Jackson Carlaw and Michelle Ballantyne are running against each other to replace former party leader Ruth Davidson.

In an interview with The Telegraph on Thursday, Carlaw said Ballantyne was the only member of the Tories Shadow Cabinet to never submit “a single policy proposal” and suggested she was lacking the ideas or support needed to win the contest. He also jokingly referred to Ballantyne as a “millionaire farmer's daughter”.

But responding to Carlaw’s interview, Ballantyne accused her opponent of “trying to undermine my campaign through secret recordings, leaks to the press and tall tales from the shadow cabinet room”.

“I wanted a leadership contest because I believe a robust debate is essential for us to go forward and win as a party. It’s disappointing that my critique of the unsuccessful election strategy has resulted in nervous opponents trying to undermine my campaign through secret recordings, leaks to the press and tall tales from the shadow cabinet room,” she said.

“Petty attacks aside, this campaign has been a wonderful opportunity to engage with our members and supporters, and I look forward to meeting even more of them in the coming days and weeks.”

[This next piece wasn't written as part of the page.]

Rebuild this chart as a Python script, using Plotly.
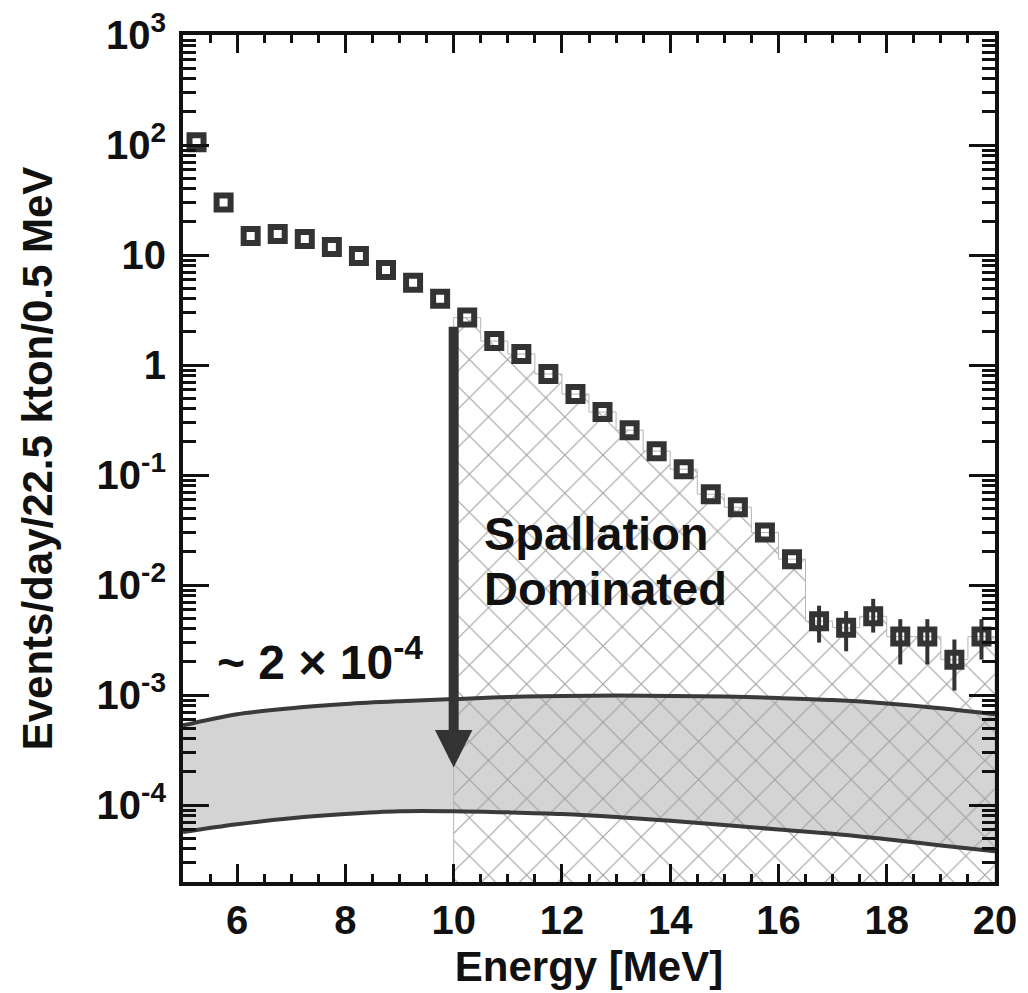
import math
import plotly.graph_objects as go

# ---------------- data ----------------
energy = [5.25, 5.75, 6.25, 6.75, 7.25, 7.75, 8.25, 8.75, 9.25, 9.75,
          10.25, 10.75, 11.25, 11.75, 12.25, 12.75, 13.25, 13.75, 14.25, 14.75,
          15.25, 15.75, 16.25, 16.75, 17.25, 17.75, 18.25, 18.75, 19.25, 19.75]
rate = [106, 30, 14.9, 15.5, 14.0, 11.8, 9.8, 7.3, 5.6, 4.0,
        2.7, 1.65, 1.26, 0.83, 0.545, 0.374, 0.256, 0.165, 0.113, 0.067,
        0.051, 0.030, 0.0172, 0.0047, 0.0041, 0.0052, 0.0034, 0.0034, 0.0021, 0.0034]
err_up = [0] * 23 + [0.0018, 0.0017, 0.0023, 0.0015, 0.0015, 0.0011, 0.0015]
err_dn = [0] * 23 + [0.0017, 0.0016, 0.0015, 0.0015, 0.0015, 0.0010, 0.0013]

band_x = [5, 6, 7, 8, 9, 10, 11, 12, 13, 14, 15, 16, 17, 18, 19, 20]
band_hi = [5.3e-4, 6.7e-4, 7.6e-4, 8.3e-4, 8.8e-4, 9.2e-4, 9.6e-4, 9.8e-4,
           9.9e-4, 9.8e-4, 9.7e-4, 9.4e-4, 9.0e-4, 8.4e-4, 7.6e-4, 6.7e-4]
band_lo = [5.7e-5, 6.7e-5, 7.6e-5, 8.3e-5, 8.8e-5, 8.8e-5, 8.6e-5, 8.3e-5,
           7.8e-5, 7.2e-5, 6.6e-5, 6.0e-5, 5.5e-5, 4.9e-5, 4.3e-5, 3.8e-5]

bin_width = 0.5
spall_start = 10.0
arrow_top = 2.3
arrow_tip = 2.2e-4

y_tickvals = [1e-4, 1e-3, 1e-2, 1e-1, 1, 10, 100, 1000]
y_ticktext = ["10<sup>-4</sup>", "10<sup>-3</sup>", "10<sup>-2</sup>", "10<sup>-1</sup>",
              "1", "10", "10<sup>2</sup>", "10<sup>3</sup>"]

FONT = "Liberation Sans, Arial, Helvetica, sans-serif"
DARK = "#333333"
YRANGE = [math.log10(2e-5), 3]

# ---------------- hatched (spallation) region as step polygon ----------------
floor = 1e-7
hx, hy = [spall_start], [floor]
for e, r in zip(energy, rate):
    if e > spall_start:
        hx += [e - bin_width / 2, e + bin_width / 2]
        hy += [r, r]
hx.append(hx[-1])
hy.append(floor)

fig = go.Figure()

# gray band
fig.add_trace(go.Scatter(x=band_x, y=band_lo, mode="lines", line=dict(width=0, shape="spline"),
                         showlegend=False, hoverinfo="skip"))
fig.add_trace(go.Scatter(x=band_x, y=band_hi, mode="lines", line=dict(width=0, shape="spline"),
                         fill="tonexty", fillcolor="#d4d4d4", showlegend=False, hoverinfo="skip"))

# hatched region
fig.add_trace(go.Scatter(x=hx, y=hy, mode="lines", fill="toself",
                         line=dict(color="#b5b5b5", width=1),
                         fillcolor="rgba(0,0,0,0)",
                         fillpattern=dict(shape="x", size=27, solidity=0.08,
                                          fgcolor="#a0a0a0", bgcolor="rgba(0,0,0,0)",
                                          fillmode="replace"),
                         showlegend=False, hoverinfo="skip"))

# band edge lines
for yy in (band_hi, band_lo):
    fig.add_trace(go.Scatter(x=band_x, y=yy, mode="lines",
                             line=dict(color="#3a3a3a", width=4, shape="spline"),
                             showlegend=False, hoverinfo="skip"))

# data points
fig.add_trace(go.Scatter(x=energy, y=rate, mode="markers",
                         marker=dict(symbol="square-open", size=14, color=DARK,
                                     line=dict(width=6, color=DARK)),
                         error_y=dict(type="data", array=err_up, arrayminus=err_dn,
                                      symmetric=False, thickness=4, width=0, color=DARK),
                         showlegend=False))

# invisible trace to activate the label axis (y2)
fig.add_trace(go.Scatter(x=energy[:1], y=rate[:1], yaxis="y2", mode="markers",
                         marker=dict(opacity=0), showlegend=False, hoverinfo="skip"))

# arrow
fig.add_annotation(x=spall_start, y=math.log10(arrow_tip), ax=spall_start, ay=math.log10(arrow_top),
                   xref="x", yref="y", axref="x", ayref="y", text="", showarrow=True,
                   arrowhead=2, arrowsize=0.75, arrowwidth=10, arrowcolor=DARK, standoff=0)

# text annotations
fig.add_annotation(x=5.6, y=-2.673, xref="x", yref="y", xanchor="left", yanchor="middle",
                   text="<b>~ 2 × 10<sup>-4</sup></b>", showarrow=False,
                   font=dict(family=FONT, size=48, color="#111111"))
fig.add_annotation(x=10.52, y=-1.53, xref="x", yref="y", xanchor="left", yanchor="middle",
                   text="<b>Spallation</b>", showarrow=False,
                   font=dict(family=FONT, size=47, color="#111111"))
fig.add_annotation(x=10.52, y=-2.03, xref="x", yref="y", xanchor="left", yanchor="middle",
                   text="<b>Dominated</b>", showarrow=False,
                   font=dict(family=FONT, size=47, color="#111111"))

fig.update_layout(
    width=1028, height=993,
    margin=dict(l=183, r=33, t=35, b=111),
    paper_bgcolor="white", plot_bgcolor="white",
    font=dict(family=FONT, color="#111111"),
    showlegend=False,
    xaxis=dict(
        range=[5, 20], tickmode="linear", tick0=0, dtick=2, ticks="inside", ticklen=18, tickwidth=3,
        tickcolor="#111111", showline=True, linewidth=4, linecolor="#111111", mirror="ticks",
        showgrid=False, zeroline=False, automargin=False,
        minor=dict(tickmode="linear", tick0=0, dtick=0.5, ticks="inside", ticklen=8, tickwidth=3,
                   tickcolor="#111111", showgrid=False),
        tickfont=dict(family=FONT, size=40, weight="bold"),
        title=dict(text="Energy [MeV]", font=dict(family=FONT, size=42, weight="bold"), standoff=12),
    ),
    yaxis=dict(
        type="log", range=YRANGE, tickmode="linear", tick0=0, dtick=1,
        ticks="inside", ticklen=26, tickwidth=3, tickcolor="#111111",
        showline=True, linewidth=4, linecolor="#111111", mirror="ticks",
        showgrid=False, zeroline=False, showticklabels=False, automargin=False,
        minor=dict(dtick="D1", ticks="inside", ticklen=13, tickwidth=2.5,
                   tickcolor="#111111", showgrid=False),
    ),
    yaxis2=dict(
        type="log", range=YRANGE, overlaying="y", side="left", anchor="x",
        tickmode="array", tickvals=y_tickvals, ticktext=y_ticktext, ticks="",
        showline=False, showgrid=False, zeroline=False, automargin=False,
        tickfont=dict(family=FONT, size=40, weight="bold"), ticklabelstandoff=16,
        title=dict(text="Events/day/22.5 kton/0.5 MeV",
                   font=dict(family=FONT, size=42, weight="bold"), standoff=30),
    ),
)

fig.write_html("out.html")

Earlier this week, Ballantyne wrote in The Telegraph that the Scottish Tories lacked “vision and ambition” during the recent general election campaign that Carlaw spearheaded.

“We had the right candidates, but our party in Scotland lacked vision and ambition. Our dedicated activists were desperate for something to talk about other than indyref2. Voters knew what our party was against, but few of them knew what we were for,” she wrote.

Responding in his interview, Carlaw said: “I'm always impressed by people who find the courage of their convictions after the event but have little to say about it beforehand.”

Ballantyne is promising to take forward five policy commitments if she is elected leader: 2,000 additional front line police; a ‘teaching first’ policy; that income taxes in Scotland will never be higher than the rest of the UK; lifting the Land and Buildings Transaction Tax threshold for first-time buyers; and offering “early family intervention to break the cycle of deprivation”.

Meanwhile, Carlaw wants to continue attracting traditional working class Labour voters to the party, cut income taxes for those earning £26k-£45k, replace 2,000 teachers, extend rent to buy schemes, evaluate new house building programmes, review the rural housing fund and cancel the Workplace Parking Tax.

Party members are currently voting on the leadership election, with ballots closing February 13.